Texas’ Most Infamous Open Secret

Texas’ Most Infamous Open Secret

Texas’ most infamous open secret… and the women who really ran it…

Just outside of La Grange, there was a place everyone knew about and no one talked about. The Chicken Ranch wasn’t hidden. It was understood. For decades, it operated as a brothel in plain sight, quietly protected by the same people who publicly denied it.

The name came from survival. During the Great Depression, customers paid with chickens instead of cash. The women running the house made it work, turning whatever they received into profit. That detail stuck, and so did the reputation.

What made the Chicken Ranch different wasn’t just longevity. It was control. Under Edna Milton, the operation followed rules. Cleanliness, discretion, and structure were non-negotiable. She did not play. It was a business that understood exactly how to exist without drawing attention.

And that’s exactly why it lasted.

In 1973, Houston reporter Marvin Zindler exposed it publicly on television.

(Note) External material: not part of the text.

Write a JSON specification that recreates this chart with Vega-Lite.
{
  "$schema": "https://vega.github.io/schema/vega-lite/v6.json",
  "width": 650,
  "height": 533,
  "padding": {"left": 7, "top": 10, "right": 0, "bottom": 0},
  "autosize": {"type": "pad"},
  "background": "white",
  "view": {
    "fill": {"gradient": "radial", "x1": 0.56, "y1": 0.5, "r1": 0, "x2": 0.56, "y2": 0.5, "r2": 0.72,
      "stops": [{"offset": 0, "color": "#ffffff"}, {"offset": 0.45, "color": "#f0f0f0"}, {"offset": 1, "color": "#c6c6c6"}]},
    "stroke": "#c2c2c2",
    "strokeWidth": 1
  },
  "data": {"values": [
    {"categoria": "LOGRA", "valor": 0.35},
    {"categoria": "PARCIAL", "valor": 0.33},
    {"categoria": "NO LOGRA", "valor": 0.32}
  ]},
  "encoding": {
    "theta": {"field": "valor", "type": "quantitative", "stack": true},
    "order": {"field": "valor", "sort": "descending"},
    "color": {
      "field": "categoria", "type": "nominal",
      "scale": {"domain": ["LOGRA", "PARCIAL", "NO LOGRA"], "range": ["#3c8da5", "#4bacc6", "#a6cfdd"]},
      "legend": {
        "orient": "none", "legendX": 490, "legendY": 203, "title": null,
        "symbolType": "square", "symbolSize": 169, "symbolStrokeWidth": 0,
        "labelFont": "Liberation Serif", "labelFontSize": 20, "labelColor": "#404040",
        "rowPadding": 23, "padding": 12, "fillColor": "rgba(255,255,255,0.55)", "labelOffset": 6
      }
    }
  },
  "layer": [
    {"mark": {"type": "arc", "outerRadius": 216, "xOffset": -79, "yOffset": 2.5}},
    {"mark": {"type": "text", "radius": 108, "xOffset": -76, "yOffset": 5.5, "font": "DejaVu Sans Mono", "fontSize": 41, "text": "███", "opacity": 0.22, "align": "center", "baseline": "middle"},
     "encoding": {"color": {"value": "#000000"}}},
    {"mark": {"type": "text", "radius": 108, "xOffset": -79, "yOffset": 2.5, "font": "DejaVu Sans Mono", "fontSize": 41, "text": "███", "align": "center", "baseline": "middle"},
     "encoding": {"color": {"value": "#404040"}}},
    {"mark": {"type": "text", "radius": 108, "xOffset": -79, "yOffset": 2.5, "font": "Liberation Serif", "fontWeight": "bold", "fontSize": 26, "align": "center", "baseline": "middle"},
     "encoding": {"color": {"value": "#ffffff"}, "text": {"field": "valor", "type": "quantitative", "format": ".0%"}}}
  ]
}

Once it became a headline, the quiet agreement ended. The state shut it down almost immediately, not because it was new, but because it could no longer be ignored.

But the story didn’t disappear. It evolved into The Best Little Whorehouse in Texas, turning a real system into entertainment. What was once managed privately became something people could watch and talk about openly.

The Chicken Ranch was never just about sex work. It was about power, silence, and how women maintained structure inside a system that depended on them while pretending it didn’t.

At La Ligne Rouge, we don’t just repeat the legend. We look at what it actually was.

Because behind every open secret was a woman who knew exactly what she was doing. And here. We give her the flowers she deserves.